Asia's Aging Security

Author: Andrew L. Oros
language: en
Publisher: Columbia University Press
Release Date: 2025-09-09
Major demographic transitions are underway in Asia and the Pacific. The populations of China, Japan, Taiwan, South Korea, and Russia are aging and shrinking, while India, the Philippines, Vietnam, and Australia, among others, continue to grow. How will these striking changes affect regional security dynamics and the United States–led alliance structure in the Indo-Pacific? Andrew L. Oros offers an expert analysis of how rapid aging and population shifts are transforming the military strategies and capabilities of regional powers in Asia. Examining sixteen states, he provides a comparative view of the developing landscape and explores ways to address the consequences. Oros demonstrates that, contrary to what many have claimed, states with shrinking populations will continue to be formidable military powers. He develops a novel theoretical and empirical argument for why rapid aging does not necessarily dampen security competition.
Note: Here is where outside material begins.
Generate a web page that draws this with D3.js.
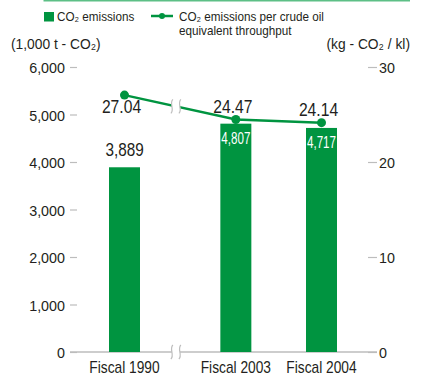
<!DOCTYPE html>
<html><head><meta charset="utf-8">
<script src="https://cdn.jsdelivr.net/npm/d3@7"></script>
<style>
body{margin:0;background:#fff;}
svg{display:block;}
text{font-family:"Liberation Sans",Arial,sans-serif;fill:#231f20;}
</style></head>
<body>
<svg id="c" width="422" height="377"></svg>
<script>
const categories = ["Fiscal 1990", "Fiscal 2003", "Fiscal 2004"];
const slots = [0, 1.3, 2.3];            // horizontal slot of each category (gap after 1990 = axis break)
const emissions = [3889, 4807, 4717];   // 1,000 t-CO2
const emissionLabels = ["3,889", "4,807", "4,717"];
const intensity = [27.04, 24.47, 24.14]; // kg-CO2/kl
const intensityLabels = ["27.04", "24.47", "24.14"];
const leftTicks = [0, 1000, 2000, 3000, 4000, 5000, 6000];
const rightTicks = [0, 10, 20, 30];

const GREEN = "#009440", GRAY = "#bdbdbd", INK = "#231f20";
const svg = d3.select("#c");

const x = d3.scaleLinear().domain([0, 2.3]).range([124.5, 321.5]);
const yL = d3.scaleLinear().domain([0, 6000]).range([352, 67]);
const yR = d3.scaleLinear().domain([0, 30]).range([352, 67]);
const barW = 31;

// condense text horizontally around its own anchor point
function cond(sel, sx) {
  sel.each(function () {
    const t = d3.select(this);
    const tx = +t.attr("x") || 0, ty = +t.attr("y") || 0;
    const prev = t.attr("transform") || "";
    t.attr("x", 0).attr("y", 0).attr("transform", `${prev} translate(${tx},${ty}) scale(${sx},1)`);
  });
}

// top rule
svg.append("line").attr("x1", 43.5).attr("x2", 410).attr("y1", 0.5).attr("y2", 0.5)
  .attr("stroke", "#5dbf86").attr("stroke-width", 2);

// left axis
const ga = svg.append("g").attr("transform", "translate(77,0)")
  .call(d3.axisLeft(yL).tickValues(leftTicks).tickSize(7).tickPadding(5).tickFormat(d3.format(",")));
ga.select(".domain").remove();
ga.selectAll("line").attr("stroke", GRAY).attr("stroke-width", 1.2);
ga.selectAll("text").style("font-size", "15.4px").attr("fill", INK).attr("dy", "0.36em").call(cond, 0.93);

// right axis
const gr = svg.append("g").attr("transform", "translate(368,0)")
  .call(d3.axisRight(yR).tickValues(rightTicks).tickSize(9).tickPadding(2));
gr.select(".domain").remove();
gr.selectAll("line").attr("stroke", GRAY).attr("stroke-width", 1.2);
gr.selectAll("text").style("font-size", "15.4px").attr("fill", INK).attr("dy", "0.36em").call(cond, 0.93);
svg.selectAll("g").attr("font-family", null);

// baseline
svg.append("line").attr("x1", 70).attr("x2", 377).attr("y1", yL(0)).attr("y2", yL(0))
  .attr("stroke", GRAY).attr("stroke-width", 1.5);

// bars
svg.selectAll("rect.bar").data(emissions).join("rect").attr("class", "bar")
  .attr("x", (d, i) => x(slots[i]) - barW / 2).attr("width", barW)
  .attr("y", d => yL(d)).attr("height", d => yL(0) - yL(d)).attr("fill", GREEN);

// bar labels
svg.selectAll("text.bl").data(emissions).join("text").attr("class", "bl")
  .attr("x", (d, i) => x(slots[i])).attr("text-anchor", "middle")
  .attr("y", (d, i) => i === 0 ? yL(d) - 11 : yL(d) + 20)
  .style("font-size", (d, i) => i === 0 ? "18px" : "17px")
  .style("fill", (d, i) => i === 0 ? INK : "#fff")
  .text((d, i) => emissionLabels[i])
  .each(function (d, i) {
    if (i > 0) d3.select(this).attr("textLength", 29 / 0.85).attr("lengthAdjust", "spacingAndGlyphs");
  })
  .call(cond, 0.85);

// line
const pts = intensity.map((d, i) => [x(slots[i]), yR(d)]);
svg.append("path").datum(pts).attr("d", d3.line()).attr("fill", "none")
  .attr("stroke", GREEN).attr("stroke-width", 2.5);
svg.selectAll("circle.pt").data(pts).join("circle").attr("class", "pt")
  .attr("cx", d => d[0]).attr("cy", d => d[1]).attr("r", 4.5).attr("fill", GREEN);

// line labels
svg.selectAll("text.ll").data(intensity).join("text").attr("class", "ll")
  .attr("x", (d, i) => x(slots[i]) - 3).attr("text-anchor", "middle")
  .attr("y", (d, i) => i === 0 ? yR(d) + 18 : yR(d) - 7)
  .style("font-size", "18px")
  .text((d, i) => intensityLabels[i])
  .call(cond, 0.87);

// axis break marks
const bx = x(0.6);
const lineYAt = xx => pts[0][1] + (pts[1][1] - pts[0][1]) * (xx - pts[0][0]) / (pts[1][0] - pts[0][0]);
function breakMark(cy) {
  svg.append("rect").attr("x", bx - 4).attr("y", cy - 5).attr("width", 8).attr("height", 10).attr("fill", "#fff");
  [-4, 4].forEach(o => {
    const cx = bx + o;
    svg.append("path")
      .attr("d", `M${cx + 1},${cy - 7} C${cx - 3},${cy - 3} ${cx + 3},${cy + 3} ${cx - 1},${cy + 7}`)
      .attr("fill", "none").attr("stroke", GRAY).attr("stroke-width", 1.2);
  });
}
breakMark(lineYAt(bx));
breakMark(yL(0));

// x labels
svg.selectAll("text.xl").data(categories).join("text").attr("class", "xl")
  .attr("x", (d, i) => x(slots[i])).attr("y", 373).attr("text-anchor", "middle")
  .style("font-size", "16px").text(d => d)
  .call(cond, 0.86);

// axis titles
svg.append("text").attr("x", 11).attr("y", 49).style("font-size", "15px").text("(1,000 t - CO₂)").call(cond, 0.92);
svg.append("text").attr("x", 410).attr("y", 49).attr("text-anchor", "end").style("font-size", "15px").text("(kg - CO₂ / kl)").call(cond, 0.92);

// legend
svg.append("rect").attr("x", 44).attr("y", 12).attr("width", 10).attr("height", 9.5).attr("fill", GREEN);
svg.append("text").attr("x", 57).attr("y", 21).style("font-size", "13px").text("CO₂ emissions").call(cond, 0.9);
svg.append("line").attr("x1", 151).attr("x2", 173).attr("y1", 16).attr("y2", 16).attr("stroke", GREEN).attr("stroke-width", 2.5);
svg.append("circle").attr("cx", 162).attr("cy", 16).attr("r", 3).attr("fill", GREEN);
svg.append("text").attr("x", 179).attr("y", 21).style("font-size", "13px").text("CO₂ emissions per crude oil").call(cond, 0.9);
svg.append("text").attr("x", 179).attr("y", 34.5).style("font-size", "13px").text("equivalent throughput").call(cond, 0.9);
</script>
</body></html>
Nonetheless, demographic shifts in the coming decades will fundamentally alter the security challenges facing the United States and its allies. Oros considers how technological change and health care advances are mitigating the drawbacks of aging populations as well as how factors such as autonomous defense systems and artificial intelligence present new challenges. Rigorous and timely, Asia’s Aging Security makes a forceful case that adjustment to demographic change is a necessity for twenty-first-century foreign policy.